Ekonomi siyasete kurban edildi

Tam yetkili Cumhurbaşkanımız T.C. Merkez Bankası’na(TCMB)  verdiği talimatla faiz oranlarını baskılayarak ve kredi hacmini pompalayarak ekonomiyi canlı tutma ve büyüme hızını yüksek gösterme hırsına kapılınca bünyesel hastalığımız enflasyon bir kez daha çığırından çıktı ve tam bir çıkmaz sokağa girmiş oldu ekonomimiz.

2023 seçim yılı olduğu için devletin olanakları sonuna kadar seferber edilince ipin ucu iyice kaçtı. Enflasyon kaotik bir fiyat anarşisine dönüştü, emekliye, memura, işçiye yapılan zamlar da bunu besledi. Seçime bu ortamda gidildi ama muhalefet partileri bu ortamda bile yeterince sayıda seçmeni bunun çıkar yol olmadığına, ülkenin çıkmaza sürüklendiğine ikna edemedi ve seçimi bir kez daha Erdoğan kazandı. 

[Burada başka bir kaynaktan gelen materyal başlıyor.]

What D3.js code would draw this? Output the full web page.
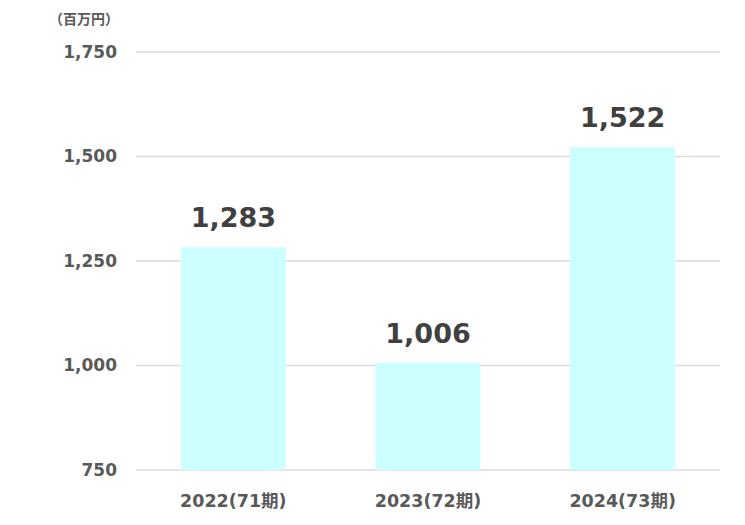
<!DOCTYPE html>
<html>
<head>
<meta charset="utf-8">
<script src="https://cdn.jsdelivr.net/npm/d3@7"></script>
<style>
  body { margin: 0; background: #fff; }
  text { font-family: Verdana, "DejaVu Sans", "Noto Sans CJK JP", sans-serif; }
</style>
</head>
<body>
<div id="chart"></div>
<script>
const categories = ["2022(71期)", "2023(72期)", "2024(73期)"];
const values = [1283, 1006, 1522];
const yTicks = [750, 1000, 1250, 1500, 1750];
const unitLabel = "（百万円）";

const width = 745;
const height = 525;
const margin = { top: 52, right: 25, bottom: 55, left: 136 };

const svg = d3.select("#chart")
  .append("svg")
  .attr("width", width)
  .attr("height", height);

const x = d3.scaleBand()
  .domain(categories)
  .range([margin.left, width - margin.right])
  .paddingInner(0.46)
  .paddingOuter(0.23);

const y = d3.scaleLinear()
  .domain([750, 1750])
  .range([height - margin.bottom, margin.top]);

// gridlines
svg.append("g")
  .selectAll("line")
  .data(yTicks)
  .enter()
  .append("line")
  .attr("x1", margin.left)
  .attr("x2", width - margin.right)
  .attr("y1", d => y(d))
  .attr("y2", d => y(d))
  .attr("stroke", "#d9d9d9")
  .attr("stroke-width", 1.5);

// bars
svg.append("g")
  .selectAll("rect")
  .data(values)
  .enter()
  .append("rect")
  .attr("x", (d, i) => x(categories[i]))
  .attr("width", x.bandwidth())
  .attr("y", d => y(d))
  .attr("height", d => y(750) - y(d))
  .attr("fill", "#ccffff");

// value labels
svg.append("g")
  .selectAll("text")
  .data(values)
  .enter()
  .append("text")
  .attr("x", (d, i) => x(categories[i]) + x.bandwidth() / 2)
  .attr("y", d => y(d) - 20)
  .attr("text-anchor", "middle")
  .attr("font-size", 27)
  .attr("font-weight", "bold")
  .attr("fill", "#404040")
  .text(d => d3.format(",")(d));

// y axis labels
svg.append("g")
  .selectAll("text")
  .data(yTicks)
  .enter()
  .append("text")
  .attr("x", 117)
  .attr("y", d => y(d))
  .attr("dy", "0.35em")
  .attr("text-anchor", "end")
  .attr("font-size", 17)
  .attr("font-weight", "bold")
  .attr("fill", "#595959")
  .text(d => d3.format(",")(d));

// x axis labels
svg.append("g")
  .selectAll("text")
  .data(categories)
  .enter()
  .append("text")
  .attr("x", d => x(d) + x.bandwidth() / 2)
  .attr("y", 507)
  .attr("text-anchor", "middle")
  .attr("font-size", 17.5)
  .attr("font-weight", "bold")
  .attr("fill", "#595959")
  .text(d => d);

// unit
svg.append("text")
  .attr("x", 119)
  .attr("y", 24)
  .attr("text-anchor", "end")
  .attr("font-size", 14)
  .attr("font-weight", "bold")
  .attr("fill", "#595959")
  .text(unitLabel);
</script>
</body>
</html>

“Rasyonele” dönme sevinci yaşanıyor

İnanmak kolay değil ama Cumhurbaşkanı Erdoğan’ın ekonominin başına getirdiği Mehmet Şimşek göreve başlarken ilk iş olarak “rasyonel politikalara dönüş” mesajını verdi. Bu mesaj genelde olumlu karşılandı, nihayet aklın yoluna dönülmüş olması ve Erdoğan’ın da bunu onaylaması uluslararası piyasalarda da Türkiye’ye ilgiyi artırdı. Türkiye Büyük Millet Meclisi’nin dünkü açılışında TCMB’nin yeni başkanının bir konuşma yapması da ekonomiye verilen önemin bir göstergesi sayıldı.      

Bütün bunlar olup biterken Türkiye’de kaç kişi şu soruyu sordu acaba: “Şimdi lanetlenen ‘akıl dışı’ politikaları baştacı edip, Türkiye ekonomisini çıkmaz sokağa sürükleyen kimdi acaba? ”

Önümüzde yerel seçimler var ama Sayın Erdoğan’ın tahtını tehdit edecek bir muhalefet yok ortada. Bu nedenle “irrasyonel”e dönüş tehlikesi yok gibi görünüyor.